### The request
Reproduce word for word the lines from the beginning of the entries to the line with "import matplotlib.pyplot as plt", both included, but none of the pictures.

* * * * *

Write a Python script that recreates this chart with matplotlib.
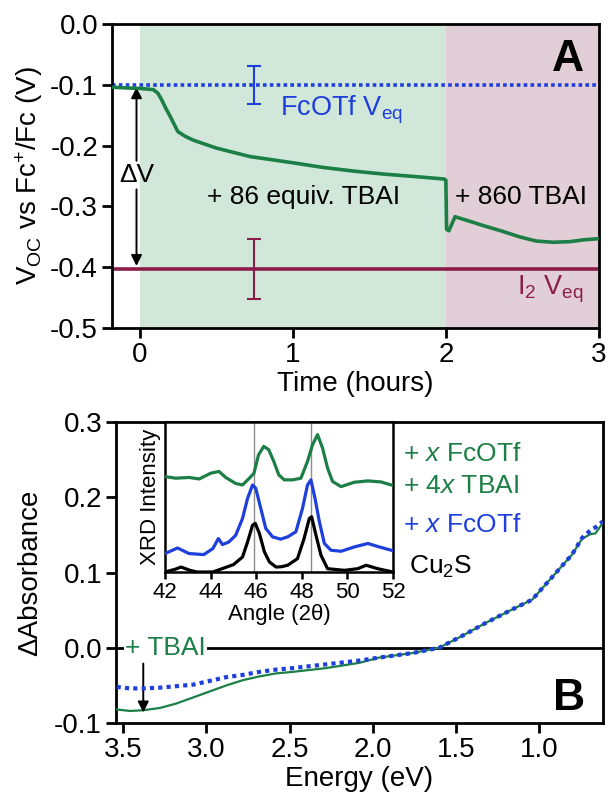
import matplotlib
matplotlib.use("Agg")
import matplotlib.pyplot as plt

plt.rcParams['font.family'] = ['Liberation Sans', 'DejaVu Sans']
plt.rcParams['mathtext.fontset'] = 'custom'
plt.rcParams['mathtext.rm'] = 'Liberation Sans'
plt.rcParams['mathtext.it'] = 'Liberation Sans:italic'

# ---- Panel A: open-circuit potential vs time ----
time_h = [-0.18, -0.1, 0.0, 0.05, 0.09, 0.12, 0.145, 0.17, 0.2, 0.25, 0.3, 0.35,
          0.5, 0.72, 1.02, 1.2, 1.4, 1.6, 1.8, 1.99, 2.0, 2.005, 2.02, 2.06,
          2.15, 2.25, 2.37, 2.48, 2.59, 2.7, 2.81, 2.9, 3.0]
voc = [-0.104, -0.105, -0.106, -0.107, -0.108, -0.114, -0.125, -0.138, -0.152,
       -0.177, -0.185, -0.191, -0.204, -0.218, -0.229, -0.236, -0.242, -0.247,
       -0.251, -0.255, -0.257, -0.338, -0.340, -0.317, -0.324, -0.332, -0.341,
       -0.350, -0.357, -0.359, -0.358, -0.355, -0.353]
fcotf_veq, fcotf_err = -0.1, 0.031
i2_veq, i2_err = -0.403, 0.049

# ---- Panel B: difference absorbance spectra ----
energy = [3.54, 3.46, 3.38, 3.28, 3.18, 3.08, 2.98, 2.88, 2.78, 2.68, 2.58, 2.48,
          2.28, 2.08, 1.96, 1.76, 1.60, 1.46, 1.32, 1.16, 1.04, 0.96, 0.88, 0.80,
          0.74, 0.69, 0.66, 0.615]
dabs_tbai = [-0.082, -0.084, -0.083, -0.080, -0.074, -0.066, -0.058, -0.050,
             -0.043, -0.038, -0.034, -0.032, -0.027, -0.020, -0.013, -0.007, 0.0,
             0.016, 0.033, 0.051, 0.064, 0.084, 0.104, 0.124, 0.145, 0.151,
             0.152, 0.166]
dabs_fcotf = [-0.052, -0.054, -0.054, -0.053, -0.051, -0.049, -0.044, -0.039,
              -0.036, -0.032, -0.029, -0.027, -0.022, -0.017, -0.013, -0.007, 0.0,
              0.016, 0.033, 0.051, 0.064, 0.084, 0.104, 0.124, 0.146, 0.156,
              0.160, 0.168]

# ---- Inset: XRD patterns (normalised, offset) ----
ang_cu2s = [42.0, 42.44, 42.7, 43.1, 43.4, 44.1, 44.5, 45.0, 45.4, 45.62, 45.84,
            45.96, 46.14, 46.36, 46.58, 46.87, 47.1, 47.38, 47.81, 48.1, 48.33,
            48.43, 48.62, 48.84, 49.13, 49.87, 50.45, 50.82, 51.33, 52.0]
xrd_cu2s = [0.0, 0.018, 0.033, 0.011, 0.0, 0.0, 0.022, 0.049, 0.1, 0.2, 0.312,
            0.324, 0.257, 0.134, 0.067, 0.033, 0.035, 0.045, 0.089, 0.223, 0.357,
            0.368, 0.246, 0.112, 0.022, 0.011, 0.022, 0.045, 0.022, 0.0]
ang_fc = [42.0, 42.55, 43.05, 43.7, 44.1, 44.34, 44.52, 44.8, 45.1, 45.4, 45.62,
          45.84, 45.98, 46.2, 46.42, 46.72, 47.07, 47.38, 47.74, 48.03, 48.25,
          48.4, 48.58, 48.77, 48.99, 49.28, 49.72, 50.3, 50.9, 51.33, 51.92, 52.0]
xrd_fc = [0.123, 0.16, 0.123, 0.116, 0.156, 0.223, 0.183, 0.2, 0.245, 0.357, 0.49,
          0.58, 0.558, 0.424, 0.29, 0.234, 0.219, 0.234, 0.268, 0.424, 0.58, 0.614,
          0.49, 0.335, 0.19, 0.145, 0.138, 0.167, 0.19, 0.17, 0.145, 0.145]
ang_fc_tbai = [42.0, 42.47, 43.05, 43.5, 44.0, 44.37, 44.66, 45.1, 45.4, 45.7, 45.9,
               46.1, 46.33, 46.55, 46.77, 46.99, 47.23, 47.6, 47.96, 48.25, 48.47,
               48.69, 48.91, 49.13, 49.35, 49.72, 50.3, 50.9, 51.48, 51.92, 52.0]
xrd_fc_tbai = [0.636, 0.625, 0.63, 0.62, 0.658, 0.67, 0.63, 0.59, 0.58, 0.625,
               0.658, 0.78, 0.837, 0.815, 0.737, 0.647, 0.614, 0.614, 0.625, 0.737,
               0.848, 0.915, 0.826, 0.692, 0.603, 0.569, 0.598, 0.607, 0.6, 0.58,
               0.58]
ref_peaks = [45.9, 48.42]

GREEN = '#1b7f46'
BLUE = '#1e3fdc'
MAROON = '#8b1d4a'
FS = 20

fig = plt.figure(figsize=(6.08, 7.94), dpi=100)

# ===================== Panel A =====================
axA = fig.add_axes([0.1842, 0.5869, 0.801, 0.3829])
axA.axvspan(0, 2, color='#d0e7da', lw=0, zorder=0)
axA.axvspan(2, 3, color='#e2ced6', lw=0, zorder=0)
axA.axhline(fcotf_veq, color=BLUE, lw=2.6, ls=(0, (1, 0.9)), zorder=2)
axA.axhline(i2_veq, color=MAROON, lw=2.6, zorder=2)
axA.errorbar([0.75], [fcotf_veq], yerr=[fcotf_err], color=BLUE, lw=1.5,
             capsize=5, capthick=1.5, fmt='none', zorder=3)
axA.errorbar([0.75], [i2_veq], yerr=[i2_err], color=MAROON, lw=1.5,
             capsize=5, capthick=1.5, fmt='none', zorder=3)
axA.plot(time_h, voc, color=GREEN, lw=2.6, zorder=4, solid_joinstyle='round')

# ΔV double arrow
axA.annotate('', xy=(-0.02, -0.104), xytext=(-0.02, -0.225),
             arrowprops=dict(arrowstyle='-|>', color='black', lw=1.4,
                             mutation_scale=16, shrinkA=0, shrinkB=0))
axA.annotate('', xy=(-0.02, -0.398), xytext=(-0.02, -0.272),
             arrowprops=dict(arrowstyle='-|>', color='black', lw=1.4,
                             mutation_scale=16, shrinkA=0, shrinkB=0))
axA.text(-0.02, -0.249, 'ΔV', ha='center', va='center', fontsize=19)
axA.text(1.32, -0.142, 'FcOTf V$_{\\mathregular{eq}}$', color=BLUE, fontsize=19.5,
         ha='center', va='center')
axA.text(1.07, -0.285, '+ 86 equiv. TBAI', fontsize=19, ha='center', va='center')
axA.text(2.49, -0.285, '+ 860 TBAI', fontsize=19, ha='center', va='center')
axA.text(2.68, -0.437, 'I$_2$ V$_{\\mathregular{eq}}$', color=MAROON, fontsize=19.5,
         ha='center', va='center')
axA.text(2.80, -0.058, 'A', fontsize=32, fontweight='bold', ha='center', va='center')

axA.set_xlim(-0.18, 3.0)
axA.set_ylim(-0.5, 0.0)
axA.set_xticks([0, 1, 2, 3])
axA.set_yticks([0.0, -0.1, -0.2, -0.3, -0.4, -0.5])
axA.set_yticklabels(['0.0', '-0.1', '-0.2', '-0.3', '-0.4', '-0.5'])
axA.set_xlabel('Time (hours)', fontsize=FS, labelpad=2)
axA.set_ylabel('V$_{\\mathregular{OC}}$ vs Fc$^{+}$/Fc (V)', fontsize=FS, labelpad=4)

# ===================== Panel B =====================
axB = fig.add_axes([0.1908, 0.0894, 0.801, 0.379])
axB.axhline(0.0, color='black', lw=2.0, zorder=1)
axB.plot(energy, dabs_tbai, color=GREEN, lw=1.6, zorder=3)
axB.plot(energy, dabs_fcotf, color=BLUE, lw=3.0, ls=(0, (1, 1)), zorder=4)
axB.text(3.49, 0.0, '+ TBAI', color=GREEN, fontsize=19, ha='left', va='center',
         zorder=5, bbox=dict(facecolor='white', edgecolor='none', pad=0.5))
axB.annotate('', xy=(3.38, -0.086), xytext=(3.38, -0.021),
             arrowprops=dict(arrowstyle='-|>', color='black', lw=1.4,
                             mutation_scale=16, shrinkA=0, shrinkB=0))
axB.text(1.815, 0.257, '+ $\\mathit{x}$ FcOTf', color=GREEN, fontsize=19,
         ha='left', va='center')
axB.text(1.815, 0.215, '+ 4$\\mathit{x}$ TBAI', color=GREEN, fontsize=19,
         ha='left', va='center')
axB.text(1.815, 0.163, '+ $\\mathit{x}$ FcOTf', color=BLUE, fontsize=19,
         ha='left', va='center')
axB.text(1.78, 0.107, 'Cu$_2$S', color='black', fontsize=19, ha='left', va='center')
axB.text(0.82, -0.067, 'B', fontsize=32, fontweight='bold', ha='center', va='center')

axB.set_xlim(3.544, 0.614)
axB.set_ylim(-0.1, 0.3)
axB.set_xticks([3.5, 3.0, 2.5, 2.0, 1.5, 1.0])
axB.set_yticks([-0.1, 0.0, 0.1, 0.2, 0.3])
axB.set_yticklabels(['-0.1', '0.0', '0.1', '0.2', '0.3'])
axB.set_xlabel('Energy (eV)', fontsize=FS, labelpad=2)
axB.set_ylabel('ΔAbsorbance', fontsize=FS, labelpad=8)

for ax in (axA, axB):
    for s in ax.spines.values():
        s.set_linewidth(2.0)
    ax.tick_params(direction='out', length=7, width=2.0, labelsize=FS, pad=3)

# ===================== Inset =====================
axI = fig.add_axes([0.2714, 0.2796, 0.375, 0.189])
for p in ref_peaks:
    axI.axvline(p, color='#8c8c8c', lw=1.0, zorder=1)
axI.plot(ang_cu2s, xrd_cu2s, color='black', lw=2.3, zorder=3)
axI.plot(ang_fc, xrd_fc, color=BLUE, lw=2.3, zorder=3)
axI.plot(ang_fc_tbai, xrd_fc_tbai, color=GREEN, lw=2.3, zorder=3)
axI.set_xlim(42, 52)
axI.set_ylim(0, 1.0)
axI.set_xticks([42, 44, 46, 48, 50, 52])
axI.set_yticks([])
axI.set_xlabel('Angle (2θ)', fontsize=16, labelpad=1)
axI.set_ylabel('XRD Intensity', fontsize=16, labelpad=3)
for s in axI.spines.values():
    s.set_linewidth(1.8)
axI.tick_params(direction='out', length=5, width=1.8, labelsize=16, pad=2)

fig.savefig('out.png', dpi=100)
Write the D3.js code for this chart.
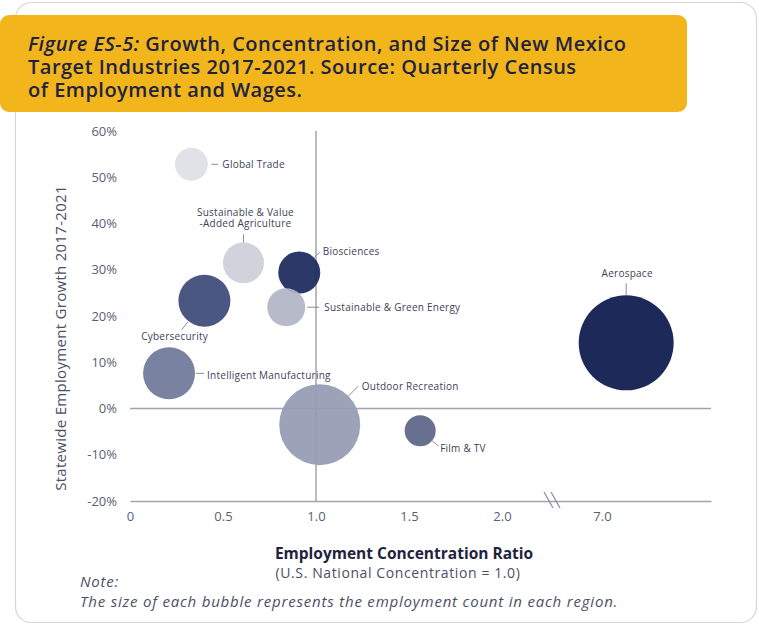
<!DOCTYPE html>
<html>
<head>
<meta charset="utf-8">
<script src="https://cdn.jsdelivr.net/npm/d3@7"></script>
<style>
  body { margin: 0; background: #fff; }
  svg { display: block; font-family: 'Open Sans', sans-serif; }
</style>
</head>
<body>
<script>
// Data
const INDUSTRIES = [
  'Global Trade',
  'Sustainable & Value-Added Agriculture',
  'Biosciences',
  'Cybersecurity',
  'Sustainable & Green Energy',
  'Intelligent Manufacturing',
  'Outdoor Recreation',
  'Film & TV',
  'Aerospace'
]
const CONCENTRATION = [0.33, 0.61, 0.91, 0.40, 0.84, 0.21, 1.02, 1.56, 7.13]
const GROWTH = [0.528, 0.315, 0.294, 0.233, 0.219, 0.076, -0.035, -0.048, 0.142]
// relative employment count (drives bubble area)
const EMPLOYMENT = [272, 420, 441, 676, 361, 676, 1640, 240, 2256]
const X_TICKS = [0, 0.5, 1.0, 1.5, 2.0, 7.0]
const X_TICK_LABELS = ['0', '0.5', '1.0', '1.5', '2.0', '7.0']
const Y_TICKS = [-0.2, -0.1, 0, 0.1, 0.2, 0.3, 0.4, 0.5, 0.6]

// Styles
const COLORS = ['#dfe0e6', '#ccd0d8', '#1b295d', '#3d4a7a', '#b2b6c5', '#70799a', '#959bb3', '#5d6587', '#0b194c']
const AXIS_COLOR = '#a0a3b0'
const TEXT_COLOR = '#3d4258'

// Label placement: leader angle (deg), gap from edge, leader length, text offset
const LABELS = [
  { angle: 0, gap: 3.5, len: 6.5, dx: 4.5, dy: 0, anchor: 'start' },
  { angle: -90, gap: 0, len: 8, dx: 2, dy: -10.5, anchor: 'middle', lines: ['Sustainable & Value', '-Added Agriculture'] },
  { angle: -45, gap: 0, len: 8, dx: 3, dy: -1, anchor: 'start' },
  { angle: 128, gap: 1, len: 10, dx: -7, dy: 7, anchor: 'middle' },
  { angle: 0, gap: 2, len: 12, dx: 5, dy: 0, anchor: 'start' },
  { angle: 0, gap: 1, len: 8, dx: 3, dy: 2, anchor: 'start' },
  { angle: -45, gap: 0, len: 14, dx: 3.5, dy: 0, anchor: 'start' },
  { angle: 40, gap: 0, len: 8, dx: 2, dy: 3, anchor: 'start' },
  { angle: -90, gap: 0, len: 12, dx: 1, dy: -10, anchor: 'middle' }
]

const width = 759
const height = 627
const plotLeft = 130
const plotRight = 711
const plotTop = 131
const plotBottom = 501
const unit = (316 - plotLeft) / 1.0
const breakX = 553

const svg = d3.select('body').append('svg')
  .attr('width', width)
  .attr('height', height)

// Card
svg.append('rect')
  .attr('x', 15.5).attr('y', 2.5)
  .attr('width', 741).attr('height', 620)
  .attr('rx', 16)
  .attr('fill', '#fff')
  .attr('stroke', '#d6d6db')
  .attr('stroke-width', 1.2)

// Title banner
svg.append('rect')
  .attr('x', 0).attr('y', 15)
  .attr('width', 687).attr('height', 97)
  .attr('rx', 9)
  .attr('fill', '#f2b51c')

const title = svg.append('text')
  .attr('x', 28)
  .attr('fill', '#1e2340')
  .style('font-size', '20px')
  .style('font-weight', 600)
  .style('letter-spacing', '0.5px')
const line1 = title.append('tspan').attr('x', 28).attr('y', 51)
line1.append('tspan').style('font-style', 'italic').text('Figure ES-5:')
line1.append('tspan').text(' Growth, Concentration, and Size of New Mexico')
title.append('tspan').attr('x', 28).attr('y', 74).text('Target Industries 2017-2021. Source: Quarterly Census')
title.append('tspan').attr('x', 28).attr('y', 97).text('of Employment and Wages.')

// Scales (x has a break between 2.0 and 7.0)
const lowEnd = 2.0 + (breakX - (plotLeft + 2 * unit)) / unit
const highStart = 7.0 - (602 - breakX) / unit
const highEnd = 7.0 + (plotRight - 602) / unit
const x = d3.scaleLinear()
  .domain([0, lowEnd, highStart, highEnd])
  .range([plotLeft, breakX, breakX, plotRight])
const y = d3.scaleLinear()
  .domain([-0.2, 0.6])
  .range([plotBottom, plotTop])
const r = d3.scaleSqrt()
  .domain([0, d3.max(EMPLOYMENT)])
  .range([0, 47.5])

// Axes
const xAxis = svg.append('g')
  .attr('transform', `translate(0,${plotBottom})`)
  .call(d3.axisBottom(x).tickValues(X_TICKS).tickFormat((_, i) => X_TICK_LABELS[i]).tickSize(0).tickSizeOuter(0).tickPadding(11))
xAxis.select('.domain').attr('stroke', AXIS_COLOR).attr('stroke-width', 1.5)
xAxis.selectAll('text').attr('fill', '#5a5f73').style('font-size', '13px').style('font-family', 'Open Sans')

const yAxis = svg.append('g')
  .attr('transform', `translate(${plotLeft},0)`)
  .call(d3.axisLeft(y).tickValues(Y_TICKS).tickFormat(d => Math.round(d * 100) + '%').tickSize(0).tickPadding(13))
yAxis.select('.domain').remove()
yAxis.selectAll('text').attr('fill', '#5a5f73').style('font-size', '13px').style('font-family', 'Open Sans')

// Axis break mark
svg.append('g')
  .selectAll('line')
  .data([-4, 3])
  .enter()
  .append('line')
  .attr('x1', d => breakX + d - 5)
  .attr('y1', plotBottom - 9)
  .attr('x2', d => breakX + d + 4)
  .attr('y2', plotBottom + 7)
  .attr('stroke', '#8a8e9c')
  .attr('stroke-width', 1.2)

// Reference lines
svg.append('line')
  .attr('x1', x(1.0)).attr('x2', x(1.0))
  .attr('y1', y(0.6)).attr('y2', y(-0.2))
  .attr('stroke', AXIS_COLOR).attr('stroke-width', 1.5)
svg.append('line')
  .attr('x1', plotLeft).attr('x2', plotRight)
  .attr('y1', y(0)).attr('y2', y(0))
  .attr('stroke', AXIS_COLOR).attr('stroke-width', 1.5)

// Bubbles
const data = INDUSTRIES.map((name, i) => ({
  name,
  cx: x(CONCENTRATION[i]),
  cy: y(GROWTH[i]),
  r: r(EMPLOYMENT[i]),
  color: COLORS[i],
  label: LABELS[i]
}))

svg.append('g')
  .selectAll('circle')
  .data(data)
  .enter()
  .append('circle')
  .attr('cx', d => d.cx)
  .attr('cy', d => d.cy)
  .attr('r', d => d.r)
  .attr('fill', d => d.color)
  .attr('fill-opacity', 0.93)

// Labels with leader lines
const labels = svg.append('g')
data.forEach(d => {
  const l = d.label
  const a = l.angle * Math.PI / 180
  const x1 = d.cx + Math.cos(a) * (d.r + l.gap)
  const y1 = d.cy + Math.sin(a) * (d.r + l.gap)
  const x2 = x1 + Math.cos(a) * l.len
  const y2 = y1 + Math.sin(a) * l.len
  labels.append('line')
    .attr('x1', x1).attr('y1', y1)
    .attr('x2', x2).attr('y2', y2)
    .attr('stroke', '#8a8e9c')
    .attr('stroke-width', 1)
  const lines = l.lines || [d.name]
  const t = labels.append('text')
    .attr('text-anchor', l.anchor)
    .attr('fill', TEXT_COLOR)
    .style('font-size', '10px')
    .style('letter-spacing', '0.25px')
  lines.forEach((s, k) => {
    t.append('tspan')
      .attr('x', x2 + l.dx)
      .attr('y', y2 + l.dy - (lines.length - 1 - k) * 11.5)
      .attr('dy', '0.35em')
      .text(s)
  })
})

// Axis titles
svg.append('text')
  .attr('transform', `translate(61,${(184 + 492) / 2}) rotate(-90)`)
  .attr('text-anchor', 'middle')
  .attr('dy', '0.35em')
  .attr('fill', '#4a4f65')
  .style('font-size', '15px')
  .style('letter-spacing', '0.3px')
  .text('Statewide Employment Growth 2017-2021')

svg.append('text')
  .attr('x', 404).attr('y', 559)
  .attr('text-anchor', 'middle')
  .attr('fill', '#1e2340')
  .style('font-size', '15.5px')
  .style('font-weight', 700)
  .text('Employment Concentration Ratio')

svg.append('text')
  .attr('x', 398).attr('y', 578)
  .attr('text-anchor', 'middle')
  .attr('fill', '#4a4f65')
  .style('font-size', '14px')
  .style('letter-spacing', '0.6px')
  .text('(U.S. National Concentration = 1.0)')

// Note
const note = svg.append('text')
  .attr('fill', '#4a4f65')
  .style('font-size', '15px')
  .style('font-style', 'italic')
  .style('letter-spacing', '0.8px')
note.append('tspan').attr('x', 80).attr('y', 587).text('Note:')
note.append('tspan').attr('x', 80).attr('y', 607).text('The size of each bubble represents the employment count in each region.')
</script>
</body>
</html>
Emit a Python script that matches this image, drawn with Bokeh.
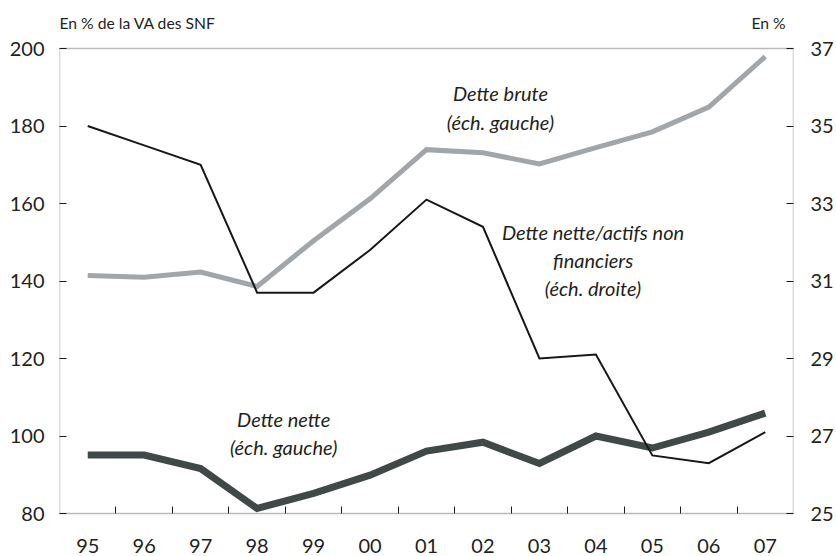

* * * * *

### Result of this task
Write a Python script that recreates this chart with matplotlib.
import matplotlib
matplotlib.use("Agg")
import matplotlib.pyplot as plt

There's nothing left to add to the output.